Note: as I write this, it occurs to me that these APIs are redundant. LLLPG could have called TryMatch(...)
instead and inverted the return value. Should this API be removed in a future version?
// Example (remember that _ does NOT match EOF)
LLLPG(parser) {
[recognizer { bool TryMatchExcept(); }]
rule MatchExcept @[ _ ~A ~(A|B) ~(A|B|C) ~(A|B|C|D)

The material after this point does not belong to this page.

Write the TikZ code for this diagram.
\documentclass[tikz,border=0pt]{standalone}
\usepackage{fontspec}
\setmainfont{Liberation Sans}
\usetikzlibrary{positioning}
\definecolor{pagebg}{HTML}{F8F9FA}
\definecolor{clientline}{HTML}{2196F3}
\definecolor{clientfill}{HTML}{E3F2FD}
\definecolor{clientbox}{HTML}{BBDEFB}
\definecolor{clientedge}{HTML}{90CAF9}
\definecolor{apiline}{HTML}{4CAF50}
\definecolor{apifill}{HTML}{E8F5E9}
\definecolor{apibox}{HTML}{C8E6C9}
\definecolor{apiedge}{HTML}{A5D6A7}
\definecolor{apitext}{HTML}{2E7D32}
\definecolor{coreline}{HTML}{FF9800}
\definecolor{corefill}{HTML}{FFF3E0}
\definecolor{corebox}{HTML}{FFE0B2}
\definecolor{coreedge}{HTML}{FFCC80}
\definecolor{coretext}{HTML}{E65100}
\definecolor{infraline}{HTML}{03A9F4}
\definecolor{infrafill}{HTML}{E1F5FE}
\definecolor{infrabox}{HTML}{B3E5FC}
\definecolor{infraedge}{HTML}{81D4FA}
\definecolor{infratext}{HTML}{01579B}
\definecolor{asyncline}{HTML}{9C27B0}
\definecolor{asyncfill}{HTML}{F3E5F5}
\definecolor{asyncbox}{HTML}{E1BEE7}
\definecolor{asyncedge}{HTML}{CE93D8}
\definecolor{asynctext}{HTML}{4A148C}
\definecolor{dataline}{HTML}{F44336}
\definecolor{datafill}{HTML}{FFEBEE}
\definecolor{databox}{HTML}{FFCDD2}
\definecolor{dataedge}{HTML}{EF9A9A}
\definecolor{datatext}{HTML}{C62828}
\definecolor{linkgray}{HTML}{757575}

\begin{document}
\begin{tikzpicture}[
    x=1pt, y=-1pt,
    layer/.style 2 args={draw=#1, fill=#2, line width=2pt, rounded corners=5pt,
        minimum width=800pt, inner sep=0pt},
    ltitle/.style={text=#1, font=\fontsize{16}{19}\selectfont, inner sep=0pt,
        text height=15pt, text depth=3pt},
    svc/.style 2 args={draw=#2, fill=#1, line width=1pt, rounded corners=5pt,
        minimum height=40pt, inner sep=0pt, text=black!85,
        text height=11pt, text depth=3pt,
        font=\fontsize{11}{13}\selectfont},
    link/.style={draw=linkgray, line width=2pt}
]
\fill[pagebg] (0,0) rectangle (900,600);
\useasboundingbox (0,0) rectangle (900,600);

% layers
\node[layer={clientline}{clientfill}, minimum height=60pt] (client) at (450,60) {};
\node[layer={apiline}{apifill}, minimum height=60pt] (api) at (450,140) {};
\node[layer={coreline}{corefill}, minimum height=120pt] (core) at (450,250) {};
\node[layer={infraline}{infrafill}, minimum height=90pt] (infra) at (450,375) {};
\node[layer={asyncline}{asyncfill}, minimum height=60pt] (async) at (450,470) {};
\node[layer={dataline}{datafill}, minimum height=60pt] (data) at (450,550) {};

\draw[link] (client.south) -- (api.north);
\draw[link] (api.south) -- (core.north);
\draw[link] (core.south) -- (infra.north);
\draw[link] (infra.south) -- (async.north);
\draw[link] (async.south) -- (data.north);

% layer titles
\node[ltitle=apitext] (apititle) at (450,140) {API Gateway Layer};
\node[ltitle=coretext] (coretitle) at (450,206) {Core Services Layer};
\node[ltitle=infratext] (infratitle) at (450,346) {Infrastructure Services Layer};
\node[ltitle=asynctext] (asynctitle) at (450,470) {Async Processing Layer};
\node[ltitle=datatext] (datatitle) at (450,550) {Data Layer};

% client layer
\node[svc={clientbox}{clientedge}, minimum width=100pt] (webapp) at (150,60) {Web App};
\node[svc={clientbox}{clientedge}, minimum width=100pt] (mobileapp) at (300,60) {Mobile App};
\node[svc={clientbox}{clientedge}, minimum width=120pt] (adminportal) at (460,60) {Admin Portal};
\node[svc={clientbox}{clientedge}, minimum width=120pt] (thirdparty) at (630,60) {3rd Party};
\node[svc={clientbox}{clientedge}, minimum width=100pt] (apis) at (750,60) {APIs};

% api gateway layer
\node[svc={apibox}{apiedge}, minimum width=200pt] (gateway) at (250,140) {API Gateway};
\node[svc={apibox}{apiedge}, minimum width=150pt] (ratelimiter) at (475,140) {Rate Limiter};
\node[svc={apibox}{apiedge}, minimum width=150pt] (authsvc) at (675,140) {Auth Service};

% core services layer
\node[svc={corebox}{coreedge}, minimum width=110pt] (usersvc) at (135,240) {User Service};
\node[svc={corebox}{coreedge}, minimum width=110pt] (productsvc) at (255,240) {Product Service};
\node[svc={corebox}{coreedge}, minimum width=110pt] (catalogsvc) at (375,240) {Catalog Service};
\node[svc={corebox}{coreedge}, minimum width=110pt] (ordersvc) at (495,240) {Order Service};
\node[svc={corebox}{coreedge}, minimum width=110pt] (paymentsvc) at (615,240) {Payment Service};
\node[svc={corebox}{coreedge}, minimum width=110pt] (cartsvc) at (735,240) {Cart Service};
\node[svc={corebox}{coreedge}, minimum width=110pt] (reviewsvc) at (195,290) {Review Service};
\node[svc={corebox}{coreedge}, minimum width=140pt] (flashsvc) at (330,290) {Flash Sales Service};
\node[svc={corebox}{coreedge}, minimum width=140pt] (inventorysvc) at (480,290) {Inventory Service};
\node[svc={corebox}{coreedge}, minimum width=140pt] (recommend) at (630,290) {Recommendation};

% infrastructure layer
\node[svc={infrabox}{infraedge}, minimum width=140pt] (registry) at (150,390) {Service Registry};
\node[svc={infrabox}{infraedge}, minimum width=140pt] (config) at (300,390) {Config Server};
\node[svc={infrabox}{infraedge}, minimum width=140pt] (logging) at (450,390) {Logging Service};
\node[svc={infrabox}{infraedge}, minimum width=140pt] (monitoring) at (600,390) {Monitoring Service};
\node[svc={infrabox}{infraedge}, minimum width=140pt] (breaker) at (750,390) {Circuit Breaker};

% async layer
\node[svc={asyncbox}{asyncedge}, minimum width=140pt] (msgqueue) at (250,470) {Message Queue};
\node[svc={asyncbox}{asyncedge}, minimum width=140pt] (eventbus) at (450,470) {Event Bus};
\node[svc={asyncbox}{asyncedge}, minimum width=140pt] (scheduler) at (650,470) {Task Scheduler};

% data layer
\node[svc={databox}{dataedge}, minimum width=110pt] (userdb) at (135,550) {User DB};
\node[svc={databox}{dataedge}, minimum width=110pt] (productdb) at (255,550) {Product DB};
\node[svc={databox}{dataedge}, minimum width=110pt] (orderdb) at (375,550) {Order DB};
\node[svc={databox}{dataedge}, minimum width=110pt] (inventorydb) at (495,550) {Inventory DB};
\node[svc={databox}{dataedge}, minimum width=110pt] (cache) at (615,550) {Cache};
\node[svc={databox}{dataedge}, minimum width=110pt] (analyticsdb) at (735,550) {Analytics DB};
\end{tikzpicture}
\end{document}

~(A|B|C|D|E) (~E | EOF) ];
}
// Generated code
static readonly HashSet<int> MatchExcept_set0 = NewSet(A, B, C, D, E, EOF);
static readonly HashSet<int> MatchExcept_set1 = NewSet(E);
void MatchExcept()
{ /* Omitted for brevity */ }
bool Try_TryMatchExcept(int lookaheadAmt)
{
using (new SavePosition(this, lookaheadAmt))
return TryMatchExcept();
}
bool TryMatchExcept()
{
if (!TryMatchExcept())
return false;
if (!TryMatchExcept(A))
return false;
if (!TryMatchExcept(A, B))
return false;
if (!TryMatchExcept(A, B, C))
return false;
if (!TryMatchExcept(A, B, C, D))
return false;
if (!TryMatchExcept(MatchExcept_set0))
return false;
if (!TryMatchExcept(MatchExcept_set1))
return false;
return true;
}
TryMatchExceptRange (lexers only)
bool TryMatchExceptRange(int aLo, int aHi);
bool TryMatchExceptRange(int aLo, int aHi, int bLo, int bHi);
Tests whether LA0
matches one or two ranges of characters. Returns false if LA0
is a match and true if not. The input position is increased by one.
I’ll skip the example this time: I think by now you get the idea.